Given problem:
Lines that include the word "chart" are the ones to copy.

--------------------------------------------------

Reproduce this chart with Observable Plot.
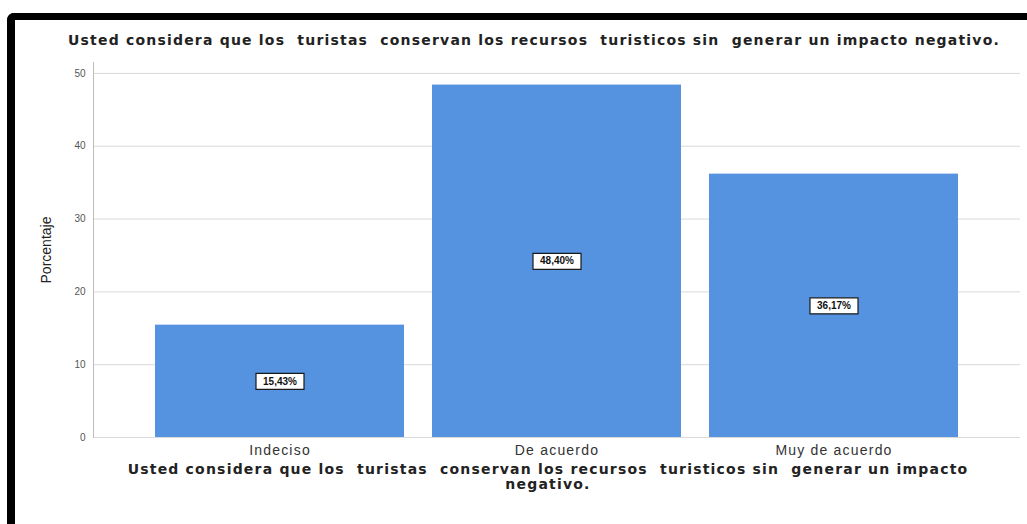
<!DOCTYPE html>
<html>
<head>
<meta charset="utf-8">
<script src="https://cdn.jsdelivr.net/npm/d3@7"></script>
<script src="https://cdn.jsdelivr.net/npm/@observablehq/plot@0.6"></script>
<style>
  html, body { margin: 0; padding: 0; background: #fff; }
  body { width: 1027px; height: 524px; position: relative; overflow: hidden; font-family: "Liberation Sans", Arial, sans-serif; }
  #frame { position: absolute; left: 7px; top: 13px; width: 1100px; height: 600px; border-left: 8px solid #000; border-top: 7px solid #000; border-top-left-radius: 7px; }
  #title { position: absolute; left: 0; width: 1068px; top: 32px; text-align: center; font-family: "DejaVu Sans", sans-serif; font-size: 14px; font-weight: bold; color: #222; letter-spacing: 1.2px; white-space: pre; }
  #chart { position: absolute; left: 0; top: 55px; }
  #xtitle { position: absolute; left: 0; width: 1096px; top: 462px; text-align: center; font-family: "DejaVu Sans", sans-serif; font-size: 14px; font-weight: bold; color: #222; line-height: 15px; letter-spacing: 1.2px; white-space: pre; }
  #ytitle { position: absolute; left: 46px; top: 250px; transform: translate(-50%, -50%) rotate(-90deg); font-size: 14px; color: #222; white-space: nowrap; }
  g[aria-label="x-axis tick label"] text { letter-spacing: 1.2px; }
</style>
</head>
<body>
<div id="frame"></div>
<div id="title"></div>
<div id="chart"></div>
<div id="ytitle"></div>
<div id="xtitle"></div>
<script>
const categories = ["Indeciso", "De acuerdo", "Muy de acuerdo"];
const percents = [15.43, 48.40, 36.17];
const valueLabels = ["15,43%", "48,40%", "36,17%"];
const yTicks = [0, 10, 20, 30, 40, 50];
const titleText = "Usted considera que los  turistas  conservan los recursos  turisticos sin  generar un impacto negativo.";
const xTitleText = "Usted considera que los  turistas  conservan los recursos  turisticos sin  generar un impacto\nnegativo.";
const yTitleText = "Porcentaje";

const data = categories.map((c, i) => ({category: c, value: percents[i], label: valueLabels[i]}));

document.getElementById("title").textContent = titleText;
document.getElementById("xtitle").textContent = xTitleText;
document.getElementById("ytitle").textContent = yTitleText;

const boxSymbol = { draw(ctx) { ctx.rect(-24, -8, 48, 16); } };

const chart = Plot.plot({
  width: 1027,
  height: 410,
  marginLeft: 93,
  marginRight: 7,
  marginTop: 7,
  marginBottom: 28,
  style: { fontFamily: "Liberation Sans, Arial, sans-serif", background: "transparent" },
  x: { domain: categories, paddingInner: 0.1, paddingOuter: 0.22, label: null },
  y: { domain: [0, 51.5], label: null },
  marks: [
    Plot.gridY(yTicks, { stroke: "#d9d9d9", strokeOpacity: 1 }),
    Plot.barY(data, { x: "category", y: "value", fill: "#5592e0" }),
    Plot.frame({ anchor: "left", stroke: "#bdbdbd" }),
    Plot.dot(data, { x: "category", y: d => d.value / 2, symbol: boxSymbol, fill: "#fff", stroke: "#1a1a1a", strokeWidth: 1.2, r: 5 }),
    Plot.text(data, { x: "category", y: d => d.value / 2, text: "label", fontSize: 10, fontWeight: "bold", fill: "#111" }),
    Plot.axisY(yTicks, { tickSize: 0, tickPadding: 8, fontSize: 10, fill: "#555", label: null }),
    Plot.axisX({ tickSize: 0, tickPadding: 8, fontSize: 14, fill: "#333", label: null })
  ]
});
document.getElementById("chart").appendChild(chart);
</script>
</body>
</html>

--------------------------------------------------

Reply to the exercise:
Reproduce this chart with Observable Plot.
  #chart { position: absolute; left: 0; top: 55px; }
<div id="chart"></div>
const chart = Plot.plot({
document.getElementById("chart").appendChild(chart);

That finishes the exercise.